The definitive path: circularity and competitive advantage
A definitive path to de-risk this transition and secure future growth is to fundamentally pivot the model to a circular economy. This shift is more than a compliance measure; it is a massive domestic CAPEX opportunity that guarantees a stable, predictable, and ethical supply. Pivoting to a circular economy de-risks the transition and creates a massive domestic CAPEX opportunity for a stable supply.

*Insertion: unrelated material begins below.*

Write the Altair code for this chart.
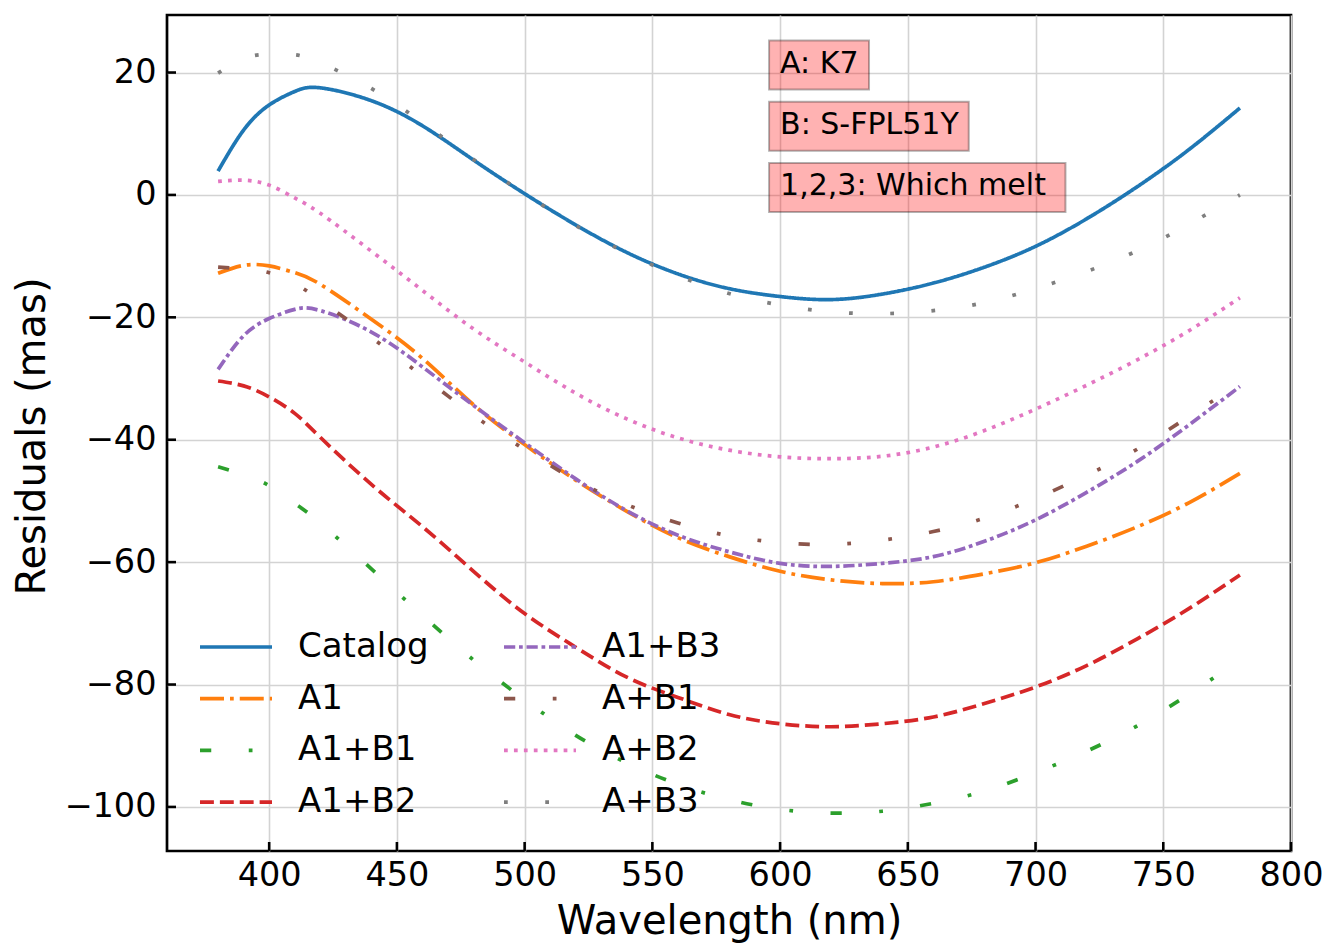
import altair as alt
import pandas as pd

# ---------------- data ----------------
wavelength = [380, 390, 400, 410, 420, 440, 460, 480, 500, 520, 540, 560,
              580, 600, 620, 640, 660, 680, 700, 720, 740, 760, 780]

catalog = [3.9, 10.6, 14.7, 16.9, 17.5, 15.4, 11.3, 5.7, 0.2, -4.9, -9.4, -12.9,
           -15.3, -16.6, -17.1, -16.2, -14.4, -11.8, -8.4, -3.9, 1.4, 7.4, 14.2]
a1 = [-12.8, -11.5, -11.6, -12.7, -14.6, -20.3, -26.7, -34.3, -40.8, -46.6, -51.7, -56.0,
      -59.1, -61.5, -62.9, -63.5, -63.2, -61.9, -60.1, -57.4, -54.2, -50.3, -45.5]
a1_b1 = [-44.4, -45.7, -47.5, -50.4, -53.6, -61.1, -68.7, -76.0, -82.5, -88.3, -92.8, -96.3,
         -98.8, -100.4, -101.0, -100.7, -99.4, -97.4, -94.4, -90.9, -86.7, -81.6, -76.0]
a1_b2 = [-30.4, -31.2, -33.0, -35.7, -39.6, -47.3, -54.2, -61.5, -68.4, -73.9, -78.8, -82.1,
         -84.9, -86.4, -86.9, -86.4, -85.3, -83.1, -80.4, -76.9, -72.5, -67.6, -62.1]
a1_b3 = [-28.5, -23.0, -20.2, -18.7, -18.9, -22.4, -28.1, -34.4, -40.5, -46.4, -51.6, -55.6,
         -58.3, -60.2, -60.7, -60.2, -59.1, -56.6, -53.1, -48.6, -43.5, -37.6, -31.3]
a_b1 = [-11.8, -12.1, -12.7, -14.5, -17.2, -23.3, -29.6, -36.0, -41.6, -46.6, -50.6, -53.6,
        -55.7, -56.8, -57.1, -56.4, -55.0, -52.8, -49.6, -45.8, -41.5, -36.2, -30.8]
a_b2 = [2.2, 2.4, 1.6, -0.5, -3.0, -9.2, -15.6, -21.9, -27.3, -32.4, -36.6, -39.7,
        -41.7, -42.8, -43.1, -42.7, -41.2, -38.5, -35.0, -31.1, -26.9, -22.2, -16.8]
a_b3 = [19.9, 22.3, 23.0, 22.9, 21.6, 17.4, 11.8, 5.8, 0.2, -5.0, -9.5, -13.2,
        -16.1, -18.0, -19.1, -19.4, -18.9, -17.6, -15.3, -12.5, -9.1, -4.8, 0.0]

series_names = ["Catalog", "A1", "A1+B1", "A1+B2", "A1+B3", "A+B1", "A+B2", "A+B3"]
series_values = [catalog, a1, a1_b1, a1_b2, a1_b3, a_b1, a_b2, a_b3]

x_ticks = [400, 450, 500, 550, 600, 650, 700, 750, 800]
y_ticks = [-100, -80, -60, -40, -20, 0, 20]

ann_x = [600, 600, 600]
ann_y = [20, 10, 0]
ann_text = ["A: K7", "B: S-FPL51Y", "1,2,3: Which melt "]

# ---------------- styles ----------------
colors = ["#1f77b4", "#ff7f0e", "#2ca02c", "#d62728",
          "#9467bd", "#8c564b", "#e377c2", "#7f7f7f"]
S = 3.75  # dash scale (matplotlib scales dashes by line width)
dash_units = [
    [1, 0],                      # solid
    [6.4, 1.6, 1, 1.6],          # dashdot
    [3, 10, 1, 10],              # loosely dashdotted
    [3.7, 1.6],                  # dashed
    [3, 1, 1, 1],                # densely dashdotted
    [3, 10, 1, 10, 1, 10],       # loosely dashdotdotted
    [1, 1.65],                   # dotted
    [1, 10],                     # loosely dotted
]
dashes = [[round(d * S, 2) for d in pat] for pat in dash_units]
dashes[0] = [1, 0]

rows = []
for name, vals in zip(series_names, series_values):
    for w, v in zip(wavelength, vals):
        rows.append({"wavelength": w, "residual": v, "series": name})
df = pd.DataFrame(rows)

W, H = 1124, 836
FONT = "DejaVu Sans"
LW = 3.7

x_scale = alt.Scale(domain=[360, 800], nice=False, zero=False)
y_scale = alt.Scale(domain=[-107.2, 29.4], nice=False, zero=False)

x_axis = alt.Axis(values=x_ticks, title="Wavelength (nm)", titleX=W / 2,
                  titleY=82, titleAlign="center", titleBaseline="alphabetic",
                  labelPadding=8, labelFlush=False, labelOverlap=False)
y_axis = alt.Axis(values=y_ticks, title="Residuals (mas)", titleX=-123,
                  titleY=421, titleAngle=270, titleAlign="center",
                  titleBaseline="alphabetic", labelPadding=11,
                  labelFlush=False, labelOverlap=False)

legend = alt.Legend(orient="none", legendX=31, legendY=615, columns=2)

lines = alt.Chart(df).mark_line(strokeWidth=LW, interpolate="natural").encode(
    x=alt.X("wavelength:Q", scale=x_scale, axis=x_axis),
    y=alt.Y("residual:Q", scale=y_scale, axis=y_axis),
    color=alt.Color("series:N", title=None,
                    scale=alt.Scale(domain=series_names, range=colors),
                    legend=legend),
    strokeDash=alt.StrokeDash("series:N", title=None,
                              scale=alt.Scale(domain=series_names, range=dashes),
                              legend=legend),
)

# inward ticks
xt = alt.Chart(pd.DataFrame({"wavelength": x_ticks})).mark_rule(
    color="black", strokeWidth=2.6).encode(
    x=alt.X("wavelength:Q", scale=x_scale, axis=x_axis),
    y=alt.value(H), y2=alt.value(H - 9))
yt = alt.Chart(pd.DataFrame({"residual": y_ticks})).mark_rule(
    color="black", strokeWidth=2.6).encode(
    y=alt.Y("residual:Q", scale=y_scale, axis=y_axis),
    x=alt.value(0), x2=alt.value(9))

# annotation boxes + text
char_w = {"A": 0.684, "B": 0.686, "K": 0.656, "7": 0.636, ":": 0.337, " ": 0.318,
          "S": 0.635, "-": 0.361, "F": 0.575, "P": 0.603, "L": 0.557, "5": 0.636,
          "1": 0.636, "Y": 0.611, ",": 0.318, "2": 0.636, "3": 0.636, "W": 0.989,
          "h": 0.634, "i": 0.278, "c": 0.550, "m": 0.974, "e": 0.615, "l": 0.278,
          "t": 0.392}
ANN_FS = 30
ann_df = pd.DataFrame({"wavelength": ann_x, "residual": ann_y, "text": ann_text})
layers = [lines]
for i in range(len(ann_text)):
    tw = sum(char_w.get(c, 0.6) for c in ann_text[i]) * ANN_FS
    box = alt.Chart(ann_df.iloc[[i]]).mark_rect(
        fill="red", fillOpacity=0.3, stroke="black", strokeOpacity=0.3, strokeWidth=2,
        xOffset=-11, x2Offset=tw + 10, yOffset=-32, y2Offset=17).encode(
        x=alt.X("wavelength:Q", scale=x_scale, axis=x_axis), x2="wavelength",
        y=alt.Y("residual:Q", scale=y_scale, axis=y_axis), y2="residual")
    layers.append(box)
texts = alt.Chart(ann_df).mark_text(
    align="left", baseline="alphabetic", fontSize=ANN_FS, font=FONT, color="black").encode(
    x=alt.X("wavelength:Q", scale=x_scale, axis=x_axis),
    y=alt.Y("residual:Q", scale=y_scale, axis=y_axis),
    text="text:N")
layers += [texts, xt, yt]

chart = alt.layer(*layers).properties(
    width=W, height=H,
    autosize="none",
    padding={"left": 159, "top": 7, "right": 32, "bottom": 93},
).configure(font=FONT).configure_view(
    stroke="black", strokeWidth=2.7
).configure_axis(
    domain=False, ticks=False, tickSize=0, grid=True, gridColor="#d3d3d3",
    gridWidth=1.6, labelFont=FONT, labelFontSize=33.5, labelColor="black",
    titleFont=FONT, titleFontSize=40, titleFontWeight="normal", titleColor="black",
).configure_legend(
    symbolType="stroke", symbolSize=5184, symbolStrokeWidth=LW,
    labelFont=FONT, labelFontSize=34, labelColor="black", labelOffset=24,
    clipHeight=34, rowPadding=17.7, columnPadding=73, padding=0, labelLimit=0,
)

chart.save("out.html", embed_options={"renderer": "svg", "actions": False})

Recycling offers an immediate, strategic resource gain that directly builds national resilience. A robust circular strategy can reduce the need for new, risky mine development by up to 40% for copper and cobalt and 25% for lithium and nickel by 2050 (IEA). This creates a secure, domestic secondary supply source, fundamentally breaking the single-country chokehold. Producing recycled energy transition minerals also generates approximately 80% less greenhouse gas emissions than their primary mined counterparts. This is a crucial factor for manufacturers facing global carbon mandates.
The competitive advantage:
The business value is clear and proven by global leaders employing advanced technologies like hydrometallurgy and direct recycling:
Take the instance of CATL-Brunp. The Chinese battery giant, through its recycling subsidiary Brunp, achieves world-class recovery rates of 99.3% for nickel, cobalt, and manganese. This integrated closed-loop system feeds recovered materials directly back into new battery production, bypassing volatile global commodity prices and securing a lower-risk, cost-competitive material flow.
Market Value & Job Creation: The IEA projects that if existing and announced policies are realized, the global market value for critical minerals recycling could reach $200 billion by 2050. This translates into a stable sector generating new, high-value green manufacturing jobs and necessitating significant infrastructure investment for processing plants and R&D.
Our take:
The era of outsourced mineral dependence is a critical risk.
Mineral sovereignty is no longer a geopolitical discussion; it is your core operational vulnerability. Secure your supply, as the future belongs to those who secure their material sovereignty.